Anna Borzello explains who has been released
Six other hostages - two Britons, one New Zealander, one Swiss, one Canadian and one American - were freed after being taken captive.

The victims include four women and four men. Five have been named so far

  • Americans Rob Haubner, 48, and his 42-year-old wife Susan Miller
  • New Zealanders Rhonda Avis, 27, of Auckland, and Michelle Strathern, 26, of Timaru.
  • Briton Mark Lindgren, 23, from St Albans.

'Attempt to destabilise Rwanda'

The abduction was blamed on Rwandan Hutu rebels - Interahamwe - based in the neighbouring Democratic Republic of Congo.


Robin Cook: "This latest tragedy highlights the human cost of the ongoing conflict"
Witnesses said the rebels stormed the park headquarters, rounded up the tourists and then disappeared into the forest with their captives.

It was earlier thought that the hostages might have died in a botched rescue attempt by Ugandan security forces tracking through the jungle to find the kidnappers.


[ image:  ]
Survivor Mark Ross, speaking at the US embassy in Kampala, described how he came across a group of three bodies after his captors left him. One of the women had apparently been raped.

Asked if any of the tourists had seen the killings, he said: ''No, if you saw it you were dead.''

The Rwandan rebels told him the idea of the attack was to destabilise Uganda and let the world know there was a war in the Democratic Republic of Congo.

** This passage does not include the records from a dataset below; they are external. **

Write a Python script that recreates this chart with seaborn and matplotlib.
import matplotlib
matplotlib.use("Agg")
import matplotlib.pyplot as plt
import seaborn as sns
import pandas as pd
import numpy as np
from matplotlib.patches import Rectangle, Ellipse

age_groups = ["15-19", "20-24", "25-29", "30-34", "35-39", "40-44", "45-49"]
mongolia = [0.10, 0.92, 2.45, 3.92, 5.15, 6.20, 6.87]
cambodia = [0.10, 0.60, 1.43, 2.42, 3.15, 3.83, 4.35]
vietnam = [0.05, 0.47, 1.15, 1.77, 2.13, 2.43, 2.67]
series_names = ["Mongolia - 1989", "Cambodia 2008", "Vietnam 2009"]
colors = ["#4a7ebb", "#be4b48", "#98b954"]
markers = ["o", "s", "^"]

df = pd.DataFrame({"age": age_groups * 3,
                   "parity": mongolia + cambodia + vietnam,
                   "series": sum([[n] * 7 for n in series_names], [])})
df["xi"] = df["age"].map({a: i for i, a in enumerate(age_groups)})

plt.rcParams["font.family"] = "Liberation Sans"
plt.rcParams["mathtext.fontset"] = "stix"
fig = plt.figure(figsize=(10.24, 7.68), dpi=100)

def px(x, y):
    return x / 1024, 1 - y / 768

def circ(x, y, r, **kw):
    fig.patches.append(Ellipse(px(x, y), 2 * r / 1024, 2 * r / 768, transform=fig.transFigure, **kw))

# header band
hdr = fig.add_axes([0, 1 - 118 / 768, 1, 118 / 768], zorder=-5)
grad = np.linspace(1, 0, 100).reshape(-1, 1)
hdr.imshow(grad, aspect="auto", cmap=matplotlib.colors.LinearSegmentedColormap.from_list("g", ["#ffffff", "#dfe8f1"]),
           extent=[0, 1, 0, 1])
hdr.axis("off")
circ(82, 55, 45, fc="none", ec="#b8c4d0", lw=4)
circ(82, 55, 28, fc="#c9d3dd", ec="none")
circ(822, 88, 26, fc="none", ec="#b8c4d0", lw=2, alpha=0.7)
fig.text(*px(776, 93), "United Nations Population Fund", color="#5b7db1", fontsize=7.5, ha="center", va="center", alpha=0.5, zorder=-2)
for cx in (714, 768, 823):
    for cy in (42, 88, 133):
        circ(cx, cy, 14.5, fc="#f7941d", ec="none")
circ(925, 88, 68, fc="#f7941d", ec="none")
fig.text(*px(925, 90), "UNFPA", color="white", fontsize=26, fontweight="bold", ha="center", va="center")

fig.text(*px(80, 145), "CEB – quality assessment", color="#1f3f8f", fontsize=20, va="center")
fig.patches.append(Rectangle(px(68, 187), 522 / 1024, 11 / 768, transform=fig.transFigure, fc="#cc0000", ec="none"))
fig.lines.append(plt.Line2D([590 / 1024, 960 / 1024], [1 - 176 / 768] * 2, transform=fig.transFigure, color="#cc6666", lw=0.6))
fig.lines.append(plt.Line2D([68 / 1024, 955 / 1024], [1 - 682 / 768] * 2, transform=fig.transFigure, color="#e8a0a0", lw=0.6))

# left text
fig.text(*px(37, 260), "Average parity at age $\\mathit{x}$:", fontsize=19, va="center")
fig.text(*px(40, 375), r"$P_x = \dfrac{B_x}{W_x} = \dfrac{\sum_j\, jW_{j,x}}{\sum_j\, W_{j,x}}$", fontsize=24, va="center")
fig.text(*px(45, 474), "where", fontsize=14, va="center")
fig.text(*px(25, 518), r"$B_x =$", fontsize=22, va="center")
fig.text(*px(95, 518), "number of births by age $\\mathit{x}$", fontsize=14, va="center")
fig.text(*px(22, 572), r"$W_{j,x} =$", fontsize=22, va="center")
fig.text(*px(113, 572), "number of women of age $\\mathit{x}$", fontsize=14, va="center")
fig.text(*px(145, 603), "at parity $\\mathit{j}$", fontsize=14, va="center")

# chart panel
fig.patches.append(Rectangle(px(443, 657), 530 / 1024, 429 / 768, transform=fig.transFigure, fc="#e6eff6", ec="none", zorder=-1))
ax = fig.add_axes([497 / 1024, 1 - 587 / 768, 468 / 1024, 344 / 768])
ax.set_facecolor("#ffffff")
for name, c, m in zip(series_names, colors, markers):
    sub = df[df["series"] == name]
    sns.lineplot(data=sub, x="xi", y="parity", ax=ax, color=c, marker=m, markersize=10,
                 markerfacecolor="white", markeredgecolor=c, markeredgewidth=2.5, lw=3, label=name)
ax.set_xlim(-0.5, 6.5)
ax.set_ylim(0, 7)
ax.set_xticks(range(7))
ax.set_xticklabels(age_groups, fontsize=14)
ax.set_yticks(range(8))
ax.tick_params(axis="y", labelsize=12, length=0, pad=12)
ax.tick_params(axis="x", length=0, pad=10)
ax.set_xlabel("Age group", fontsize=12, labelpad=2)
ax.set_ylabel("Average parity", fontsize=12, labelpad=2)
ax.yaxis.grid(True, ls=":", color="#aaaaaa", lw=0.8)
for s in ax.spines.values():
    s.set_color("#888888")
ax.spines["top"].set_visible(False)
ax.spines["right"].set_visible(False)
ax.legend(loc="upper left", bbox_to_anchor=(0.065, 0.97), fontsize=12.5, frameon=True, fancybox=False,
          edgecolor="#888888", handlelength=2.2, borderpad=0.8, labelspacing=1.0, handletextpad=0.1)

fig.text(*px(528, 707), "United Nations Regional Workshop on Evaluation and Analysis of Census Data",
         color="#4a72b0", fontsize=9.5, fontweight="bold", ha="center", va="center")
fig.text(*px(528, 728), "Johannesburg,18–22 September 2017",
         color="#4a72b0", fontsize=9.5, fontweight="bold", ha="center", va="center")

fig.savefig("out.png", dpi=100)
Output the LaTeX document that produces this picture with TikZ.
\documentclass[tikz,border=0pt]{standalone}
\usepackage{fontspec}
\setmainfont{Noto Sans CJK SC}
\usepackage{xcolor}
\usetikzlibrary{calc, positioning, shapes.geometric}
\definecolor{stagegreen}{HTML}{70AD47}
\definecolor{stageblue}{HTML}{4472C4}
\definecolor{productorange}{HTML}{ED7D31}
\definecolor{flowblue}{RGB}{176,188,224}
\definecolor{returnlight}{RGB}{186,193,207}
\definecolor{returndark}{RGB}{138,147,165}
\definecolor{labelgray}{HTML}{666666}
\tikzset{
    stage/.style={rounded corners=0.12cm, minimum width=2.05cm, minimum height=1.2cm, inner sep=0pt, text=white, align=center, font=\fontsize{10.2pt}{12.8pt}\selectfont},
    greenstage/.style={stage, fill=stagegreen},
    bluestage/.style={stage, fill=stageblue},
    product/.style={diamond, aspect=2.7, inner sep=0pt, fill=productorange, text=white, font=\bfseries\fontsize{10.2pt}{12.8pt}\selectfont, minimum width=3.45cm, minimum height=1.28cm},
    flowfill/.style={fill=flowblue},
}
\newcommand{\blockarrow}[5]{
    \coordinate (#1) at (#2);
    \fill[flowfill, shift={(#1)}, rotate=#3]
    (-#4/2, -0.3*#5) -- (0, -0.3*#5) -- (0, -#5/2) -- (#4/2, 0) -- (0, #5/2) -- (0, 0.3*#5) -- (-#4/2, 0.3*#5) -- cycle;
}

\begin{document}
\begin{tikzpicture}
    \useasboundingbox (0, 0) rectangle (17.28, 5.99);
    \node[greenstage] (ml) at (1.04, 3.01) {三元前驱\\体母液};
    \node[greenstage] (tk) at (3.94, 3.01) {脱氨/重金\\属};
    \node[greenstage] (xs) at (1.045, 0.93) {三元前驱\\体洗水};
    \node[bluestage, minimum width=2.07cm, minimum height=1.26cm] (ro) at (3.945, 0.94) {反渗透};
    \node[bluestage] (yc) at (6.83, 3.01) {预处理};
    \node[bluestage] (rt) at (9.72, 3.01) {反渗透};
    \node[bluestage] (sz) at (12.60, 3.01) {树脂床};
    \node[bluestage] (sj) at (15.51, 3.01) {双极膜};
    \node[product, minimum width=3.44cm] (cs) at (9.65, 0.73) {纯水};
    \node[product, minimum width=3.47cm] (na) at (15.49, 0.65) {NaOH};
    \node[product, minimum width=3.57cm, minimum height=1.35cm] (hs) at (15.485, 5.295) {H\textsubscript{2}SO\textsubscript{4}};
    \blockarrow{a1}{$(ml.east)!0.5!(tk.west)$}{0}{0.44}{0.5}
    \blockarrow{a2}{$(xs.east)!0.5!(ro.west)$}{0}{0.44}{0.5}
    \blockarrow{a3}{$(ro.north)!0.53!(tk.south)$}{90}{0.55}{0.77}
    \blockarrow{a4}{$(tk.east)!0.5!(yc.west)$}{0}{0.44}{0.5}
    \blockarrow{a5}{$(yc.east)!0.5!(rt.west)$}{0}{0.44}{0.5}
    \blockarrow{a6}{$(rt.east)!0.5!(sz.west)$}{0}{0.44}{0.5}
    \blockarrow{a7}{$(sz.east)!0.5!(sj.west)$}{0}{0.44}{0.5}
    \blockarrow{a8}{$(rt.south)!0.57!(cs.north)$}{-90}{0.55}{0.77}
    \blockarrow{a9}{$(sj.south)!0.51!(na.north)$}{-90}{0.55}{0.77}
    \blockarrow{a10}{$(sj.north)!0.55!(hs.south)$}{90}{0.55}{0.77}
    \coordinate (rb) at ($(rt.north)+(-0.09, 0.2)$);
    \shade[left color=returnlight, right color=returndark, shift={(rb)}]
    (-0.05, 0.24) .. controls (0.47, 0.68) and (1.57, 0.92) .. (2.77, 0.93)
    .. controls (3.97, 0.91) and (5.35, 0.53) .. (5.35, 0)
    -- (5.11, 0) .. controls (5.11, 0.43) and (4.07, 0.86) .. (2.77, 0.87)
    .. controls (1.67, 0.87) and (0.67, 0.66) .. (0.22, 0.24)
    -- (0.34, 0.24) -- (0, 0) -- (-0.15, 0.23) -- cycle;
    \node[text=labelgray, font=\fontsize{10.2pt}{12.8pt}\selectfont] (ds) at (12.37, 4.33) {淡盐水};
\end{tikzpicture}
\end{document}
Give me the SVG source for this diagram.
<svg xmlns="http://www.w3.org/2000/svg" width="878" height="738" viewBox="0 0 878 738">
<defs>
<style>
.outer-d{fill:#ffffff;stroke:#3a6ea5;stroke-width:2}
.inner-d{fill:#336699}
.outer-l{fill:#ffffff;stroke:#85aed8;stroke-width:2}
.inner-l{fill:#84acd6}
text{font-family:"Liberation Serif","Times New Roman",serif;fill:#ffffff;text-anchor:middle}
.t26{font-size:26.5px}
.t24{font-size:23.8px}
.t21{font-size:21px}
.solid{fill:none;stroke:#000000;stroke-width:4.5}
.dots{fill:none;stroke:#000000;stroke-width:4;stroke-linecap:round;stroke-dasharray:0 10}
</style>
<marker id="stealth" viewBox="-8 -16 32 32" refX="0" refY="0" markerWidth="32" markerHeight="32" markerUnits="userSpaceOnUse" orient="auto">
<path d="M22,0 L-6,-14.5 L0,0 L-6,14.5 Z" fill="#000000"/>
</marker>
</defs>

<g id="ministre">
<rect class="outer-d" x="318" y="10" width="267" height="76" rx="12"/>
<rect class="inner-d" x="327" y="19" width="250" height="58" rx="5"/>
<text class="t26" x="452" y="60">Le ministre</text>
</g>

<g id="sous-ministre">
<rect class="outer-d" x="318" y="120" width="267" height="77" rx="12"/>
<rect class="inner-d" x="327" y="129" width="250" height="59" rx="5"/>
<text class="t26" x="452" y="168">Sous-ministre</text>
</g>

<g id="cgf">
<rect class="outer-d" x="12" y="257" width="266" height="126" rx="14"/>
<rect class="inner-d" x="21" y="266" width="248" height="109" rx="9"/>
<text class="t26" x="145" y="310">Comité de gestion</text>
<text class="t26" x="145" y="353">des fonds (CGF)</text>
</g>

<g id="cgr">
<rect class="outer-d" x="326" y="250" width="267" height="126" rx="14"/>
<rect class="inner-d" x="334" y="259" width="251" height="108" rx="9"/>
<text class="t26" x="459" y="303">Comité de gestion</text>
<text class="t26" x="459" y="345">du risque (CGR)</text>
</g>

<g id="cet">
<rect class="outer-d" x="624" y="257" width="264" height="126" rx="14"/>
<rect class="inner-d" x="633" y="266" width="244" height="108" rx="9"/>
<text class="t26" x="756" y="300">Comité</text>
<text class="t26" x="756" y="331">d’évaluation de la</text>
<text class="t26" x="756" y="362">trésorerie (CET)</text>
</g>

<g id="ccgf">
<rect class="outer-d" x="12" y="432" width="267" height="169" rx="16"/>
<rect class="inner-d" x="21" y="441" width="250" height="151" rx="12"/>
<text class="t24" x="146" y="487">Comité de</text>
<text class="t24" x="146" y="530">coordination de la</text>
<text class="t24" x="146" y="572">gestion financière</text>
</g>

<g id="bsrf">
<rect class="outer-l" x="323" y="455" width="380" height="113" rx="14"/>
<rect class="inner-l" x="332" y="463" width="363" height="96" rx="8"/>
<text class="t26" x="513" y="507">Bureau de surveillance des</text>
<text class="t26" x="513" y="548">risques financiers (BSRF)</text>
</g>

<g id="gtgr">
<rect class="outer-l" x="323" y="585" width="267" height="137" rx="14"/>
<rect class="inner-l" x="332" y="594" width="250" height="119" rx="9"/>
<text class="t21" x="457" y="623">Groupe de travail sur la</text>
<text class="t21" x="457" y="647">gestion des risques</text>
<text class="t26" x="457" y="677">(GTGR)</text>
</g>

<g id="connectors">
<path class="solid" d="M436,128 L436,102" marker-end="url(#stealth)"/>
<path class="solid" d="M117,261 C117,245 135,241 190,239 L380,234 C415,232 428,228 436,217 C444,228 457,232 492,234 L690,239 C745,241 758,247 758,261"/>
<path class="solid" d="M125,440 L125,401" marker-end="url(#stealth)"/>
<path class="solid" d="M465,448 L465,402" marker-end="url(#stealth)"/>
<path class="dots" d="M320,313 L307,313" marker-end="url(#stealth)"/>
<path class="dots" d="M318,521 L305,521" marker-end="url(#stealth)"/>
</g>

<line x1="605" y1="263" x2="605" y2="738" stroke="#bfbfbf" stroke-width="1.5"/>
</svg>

He did not know why some hostages were killed and others released. But contrary to other reports, he did not think the guerrillas had targeted Americans and Britons.

Britons singled out

However, an American tourist who escaped said British hostages had been tortured by the rebels.

Linda Adams fled after faking an asthma attack as she was marched into the jungle.

She said that at least one British man had been beaten by his captors and that the British people had been ''treated quite badly".

Gun fight


BBC Africa Correspondent Jane Standley explains why the tourists would have gone to Uganda
A UK Foreign Office spokesman said there appeared to have been some kind of a gun fight between the rebels, park rangers and soldiers.

He said five of the bodies were found at the site of the gun battle and three were found nearby.

UK Foreign Secretary Robin Cook said Britain had told Uganda it did not want any intervention that might put lives at risk.

In December, four Western tourists held hostage in Yemen died during a rescue attempt by Yemeni forces.

Earlier releases

Diplomats have been arriving at the national park - also known as the Impenetrable Forest - where the group was taken hostage.

Seven of the tourists rounded up on Monday were released on the same day, including France's Deputy Ambassador to Uganda, Anne Peltier, who negotiated the release of all the French tourists and some Australians.

She said firing had started around the tent where people were sleeping.


Eric Naigambi, Asst Superintendant. Ugandan Police, Kampala
"Suddenly some soldiers came in the tent and they asked for money, for jewellery, for watches."

Twelve tourists escaped the kidnappers by fleeing into the jungle and arrived later in Kampala.

Gruesome reputation

The Hutu rebels - the Interahamwe - fled Rwanda after they took part in the 1994 genocide of more than 500,000 Tutsis.


Fergus Nicoll: "The circumstances surrounding the deaths are yet to be explained"
They have been launching raids into Uganda from bases in eastern Congo to ambush vehicles and kidnap or kill passengers.

Last August they abducted a number of foreign tourists who were on a mountain trek in Congo. All but one are still in captivity.

UK-based travel firm Abercrombie and Kent, which ran a campsite where several of the tourists in the latest incident had been staying, said security was mostly left to local park wardens.

Bwindi National Park, covering 331 sq km, is home to an estimated 300 mountain gorillas - half the entire global population.